→ RECORD SET
■ ■ ■

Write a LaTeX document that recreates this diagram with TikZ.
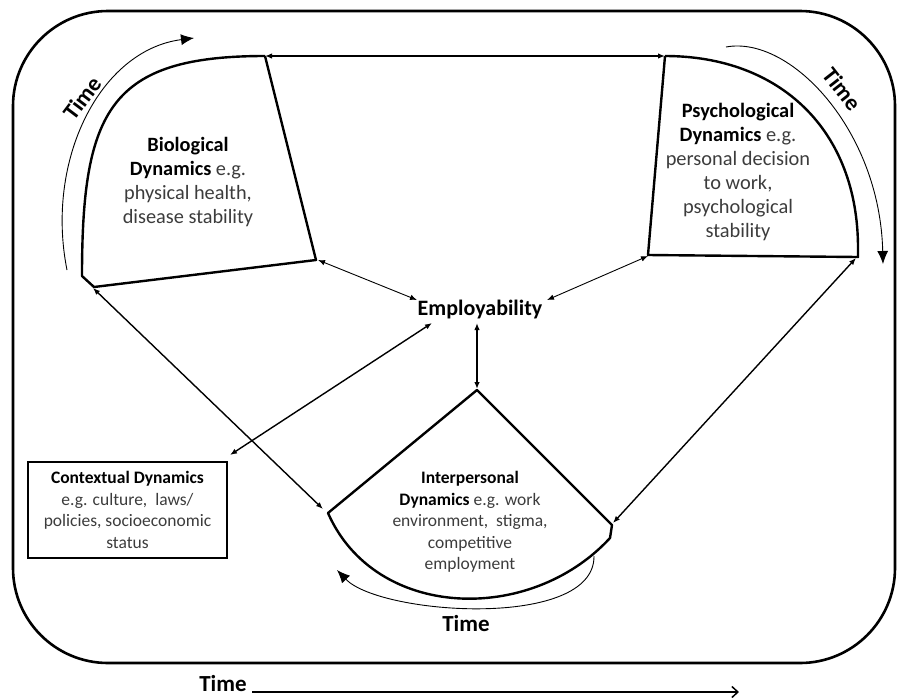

■ ■ ■

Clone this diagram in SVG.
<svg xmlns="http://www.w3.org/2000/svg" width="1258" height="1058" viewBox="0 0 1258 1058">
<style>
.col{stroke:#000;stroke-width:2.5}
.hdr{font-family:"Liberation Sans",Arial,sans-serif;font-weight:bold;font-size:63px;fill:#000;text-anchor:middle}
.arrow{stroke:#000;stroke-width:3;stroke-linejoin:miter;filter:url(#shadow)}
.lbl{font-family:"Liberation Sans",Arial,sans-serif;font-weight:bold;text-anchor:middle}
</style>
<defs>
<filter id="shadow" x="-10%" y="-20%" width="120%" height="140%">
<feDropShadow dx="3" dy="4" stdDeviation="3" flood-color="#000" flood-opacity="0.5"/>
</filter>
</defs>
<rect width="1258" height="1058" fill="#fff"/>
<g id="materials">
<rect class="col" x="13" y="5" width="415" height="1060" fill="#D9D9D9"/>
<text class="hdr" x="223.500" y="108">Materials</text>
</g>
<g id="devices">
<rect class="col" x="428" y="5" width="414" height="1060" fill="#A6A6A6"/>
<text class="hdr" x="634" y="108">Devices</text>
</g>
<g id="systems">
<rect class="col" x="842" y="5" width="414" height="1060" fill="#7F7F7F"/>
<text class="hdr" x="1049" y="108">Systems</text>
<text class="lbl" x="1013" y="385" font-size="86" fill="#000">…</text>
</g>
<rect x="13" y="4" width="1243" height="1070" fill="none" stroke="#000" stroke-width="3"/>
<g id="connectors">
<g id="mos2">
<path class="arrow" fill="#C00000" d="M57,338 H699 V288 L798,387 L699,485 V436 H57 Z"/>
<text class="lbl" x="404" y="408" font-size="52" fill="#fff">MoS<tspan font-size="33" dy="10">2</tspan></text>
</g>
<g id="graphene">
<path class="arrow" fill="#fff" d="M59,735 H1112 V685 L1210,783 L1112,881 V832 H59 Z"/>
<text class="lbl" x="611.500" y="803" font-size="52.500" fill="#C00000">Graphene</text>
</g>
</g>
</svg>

■ ■ ■

→ STATED PROBLEM
Search the data for "diagram". Copy every line that has it.

→ WORKED SOLUTION
Write a LaTeX document that recreates this diagram with TikZ.
Clone this diagram in SVG.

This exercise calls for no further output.